I, Dr. Edgeworth Boks, Professor Emeritus, take this opportunity to respond to P.S.Babcock's previous post about the job market for academic economists. It grieves me that he uses this column to malign the beloved profession. Graduate students! When will they learn?
If you wish to be an academic economist, I advise you thus:
Imagine yourself a plumber. Someone wants you to fix a toilet. If you are a talentless hack, you diagnose the problem accurately. You note that the hook has fallen off the chain, you slip it through, and lo, you have fixed the faulty toilet in under a minute.
If you are an economist, you do not notice that the hook has fallen from the chain. Why not? Because you are an economist! You are far too smart to be wasting your time looking at toilet chains. If toilets were rational, their hooks wouldn't fall from their chains in the first place! Moreover, if you were to fix the toilet by investigating carefully, by thinking clearly about the toilet, by posing the right question (and openly defying the rational toilets hypothesis), then no one would ever know how smart you were. They would see you thread the hook through the chain. Big deal. Any idiot can do that.

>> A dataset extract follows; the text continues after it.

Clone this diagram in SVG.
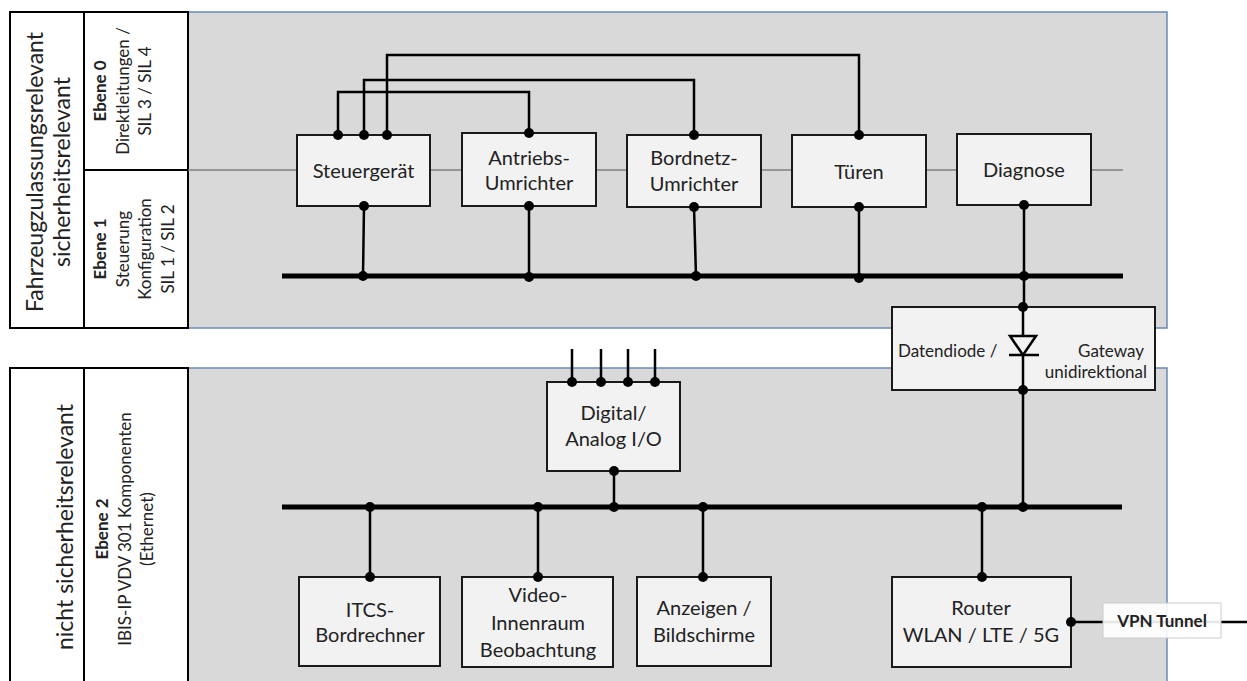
<svg xmlns="http://www.w3.org/2000/svg" width="1247" height="681" viewBox="0 0 1247 681">
<style>
.panel{fill:#d9d9d9;stroke:#6a8bb5;stroke-width:1.5}
.lab{fill:#fff;stroke:#000;stroke-width:2}
.box{fill:#f2f2f2;stroke:#1a1a1a;stroke-width:2}
.t{font-family:Lato,"Open Sans",sans-serif;font-size:20px;fill:#222;text-anchor:middle}
.g{font-size:17px}
.big{font-family:Lato,"Open Sans",sans-serif;font-size:23px;fill:#222;text-anchor:middle}
.sm{font-family:Lato,"Open Sans",sans-serif;font-size:17px;fill:#222;text-anchor:middle}
.b{font-weight:bold}
.ln{fill:none;stroke:#000;stroke-width:2.5}
.bus{fill:none;stroke:#000;stroke-width:5}
.thin{fill:none;stroke:#7f7f7f;stroke-width:1.5}
.dot{fill:#000}
</style>
<rect width="1247" height="681" fill="#fff"/>
<g id="panels">
<rect class="panel" x="188" y="12" width="979" height="316"/>
<rect class="panel" x="188" y="368" width="979" height="320"/>
</g>
<g id="labels">
<rect class="lab" x="10" y="12" width="74" height="316"/>
<rect class="lab" x="84" y="12" width="104" height="158"/>
<rect class="lab" x="84" y="170" width="104" height="158"/>
<rect class="lab" x="10" y="368" width="74" height="320"/>
<rect class="lab" x="84" y="368" width="104" height="320"/>
<text class="big" transform="translate(43,172) rotate(-90)"><tspan x="0" y="0">Fahrzeugzulassungsrelevant</tspan><tspan x="0" y="27">sicherheitsrelevant</tspan></text>
<text class="sm" transform="translate(106,91) rotate(-90)"><tspan x="0" y="0" class="b">Ebene 0</tspan><tspan x="0" y="22.5">Direktleitungen /</tspan><tspan x="0" y="45">SIL 3 / SIL 4</tspan></text>
<text class="sm" transform="translate(106,249) rotate(-90)"><tspan x="0" y="0" class="b">Ebene 1</tspan><tspan x="0" y="22.5">Steuerung</tspan><tspan x="0" y="45">Konfiguration</tspan><tspan x="0" y="67.5">SIL 1 / SIL 2</tspan></text>
<text class="big" transform="translate(73,527) rotate(-90)">nicht sicherheitsrelevant</text>
<text class="sm" transform="translate(108,529) rotate(-90)"><tspan x="0" y="0" class="b">Ebene 2</tspan><tspan x="0" y="22.5">IBIS-IP VDV 301 Komponenten</tspan><tspan x="0" y="45">(Ethernet)</tspan></text>
</g>
<g id="connectors">
<line class="thin" x1="188" y1="170" x2="1123" y2="170"/>
<line class="bus" x1="282" y1="276" x2="1123" y2="276"/>
<line class="bus" x1="282" y1="507" x2="1122" y2="507"/>
<path class="ln" d="M338,135 V92 H529 V133"/>
<path class="ln" d="M364,135 V80 H694 V135"/>
<path class="ln" d="M387,135 V55 H859 V135"/>
<path class="ln" d="M364,206 L363,276"/>
<path class="ln" d="M529,206 V276"/>
<path class="ln" d="M694,207 L696,276"/>
<path class="ln" d="M859,207 V278"/>
<path class="ln" d="M1024,205 V307"/>
<path class="ln" d="M1023,307 V390 V507"/>
<path class="ln" d="M572,349 V382 M601,349 V382 M628,349 V382 M655,349 V382"/>
<path class="ln" d="M614,471 V507"/>
<path class="ln" d="M370,507 V577 M538,507 V577 M703,507 V577 M982,507 V577"/>
<path class="ln" d="M1071,622 H1247"/>
</g>
<g id="steuergeraet"><rect class="box" x="297" y="135" width="133" height="71"/><text class="t" x="363.5" y="178">Steuergerät</text></g>
<g id="antriebs"><rect class="box" x="462" y="133" width="134" height="73"/><text class="t" x="529" y="165">Antriebs-</text><text class="t" x="529" y="190">Umrichter</text></g>
<g id="bordnetz"><rect class="box" x="627" y="135" width="134" height="72"/><text class="t" x="694" y="165">Bordnetz-</text><text class="t" x="694" y="191">Umrichter</text></g>
<g id="tueren"><rect class="box" x="792" y="135" width="134" height="72"/><text class="t" x="859" y="179">Türen</text></g>
<g id="diagnose"><rect class="box" x="957" y="134" width="134" height="71"/><text class="t" x="1024" y="177">Diagnose</text></g>
<g id="gateway">
<rect class="box" x="892" y="307" width="263" height="83"/>
<path class="ln" d="M1023,307 V390"/>
<path d="M1010,336 H1036 L1023,355 Z" fill="#f2f2f2" stroke="#000" stroke-width="2.5"/>
<path class="ln" d="M1009,355 H1039"/>
<text class="t g" x="898" y="357" style="text-anchor:start">Datendiode /</text>
<text class="t g" x="1144" y="357" style="text-anchor:end">Gateway</text>
<text class="t g" x="1147" y="378" style="text-anchor:end">unidirektional</text>
</g>
<g id="dio"><rect class="box" x="547" y="382" width="133" height="89"/><text class="t" x="613.5" y="420">Digital/</text><text class="t" x="613.5" y="446">Analog I/O</text></g>
<g id="itcs"><rect class="box" x="299" y="577" width="141" height="89"/><text class="t" x="370" y="617">ITCS-</text><text class="t" x="370" y="642">Bordrechner</text></g>
<g id="video"><rect class="box" x="462" y="577" width="151" height="90"/><text class="t" x="538" y="602">Video-</text><text class="t" x="538" y="630">Innenraum</text><text class="t" x="538" y="657">Beobachtung</text></g>
<g id="anzeigen"><rect class="box" x="637" y="577" width="134" height="89"/><text class="t" x="704" y="615">Anzeigen /</text><text class="t" x="704" y="642">Bildschirme</text></g>
<g id="router"><rect class="box" x="892" y="577" width="179" height="90"/><text class="t" x="981" y="615">Router</text><text class="t" x="981" y="642">WLAN / LTE / 5G</text></g>
<g id="vpn"><rect x="1103" y="603" width="118" height="35" fill="#fff" fill-opacity="0.9" stroke="#ccc" stroke-width="1"/><text class="sm b" x="1162" y="627">VPN Tunnel</text></g>
<g id="dots">
<circle class="dot" cx="338" cy="135" r="5"/><circle class="dot" cx="364" cy="135" r="5"/><circle class="dot" cx="387" cy="135" r="5"/>
<circle class="dot" cx="529" cy="133" r="5"/><circle class="dot" cx="694" cy="135" r="5"/><circle class="dot" cx="859" cy="135" r="5"/>
<circle class="dot" cx="364" cy="206" r="5"/><circle class="dot" cx="529" cy="206" r="5"/><circle class="dot" cx="694" cy="207" r="5"/><circle class="dot" cx="859" cy="207" r="5"/><circle class="dot" cx="1024" cy="205" r="5"/>
<circle class="dot" cx="363" cy="276" r="5"/><circle class="dot" cx="529" cy="277" r="5"/><circle class="dot" cx="696" cy="276" r="5"/><circle class="dot" cx="859" cy="278" r="5"/><circle class="dot" cx="1024" cy="276" r="5"/>
<circle class="dot" cx="1023" cy="307" r="5"/><circle class="dot" cx="1023" cy="390" r="5"/>
<circle class="dot" cx="572" cy="382" r="5"/><circle class="dot" cx="601" cy="382" r="5"/><circle class="dot" cx="628" cy="382" r="5"/><circle class="dot" cx="655" cy="382" r="5"/>
<circle class="dot" cx="614" cy="471" r="5"/>
<circle class="dot" cx="370" cy="507" r="5"/><circle class="dot" cx="538" cy="507" r="5"/><circle class="dot" cx="614" cy="507" r="5"/><circle class="dot" cx="703" cy="507" r="5"/><circle class="dot" cx="982" cy="507" r="5"/><circle class="dot" cx="1023" cy="507" r="5"/>
<circle class="dot" cx="370" cy="577" r="5"/><circle class="dot" cx="538" cy="577" r="5"/><circle class="dot" cx="703" cy="577" r="5"/><circle class="dot" cx="982" cy="577" r="5"/>
<circle class="dot" cx="1071" cy="622" r="5"/>
</g>
</svg>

No, my dear economist-plumber, what you must do is this: You must take the toilet apart and put it back together again so that water leaks from every joint and crevice and so that nothing works correctly except for a small platinum egg timer you install on the side of the bowl. Then you must call attention to the workmanship and high quality of the egg timer. Every one will marvel at your intelligence. You have added a previously non-existent feature to the standard toilet that has been used by others in the profession: the platinum egg timer. And it was hard. (Which was the whole point).
Better yet, you could install the toilet upside down. It is extremely difficult to install a toilet upside down. Your colleagues will marvel that you have done something hard. You must be sure to tell them how hard it was and explain why it was hard. They will learn 2 things: You are not lazy and you are very close to being clinically insane. Both of these are virtues. The inverted toilet does not actually work, of course, but you need not mention this. What matters is that it was very hard and that you had to be very smart to do it.
Take my advice, young economists, as you embark on this journey through the job market and on to academia:
Dream big. Reach for the stars. And find a toilet to invert.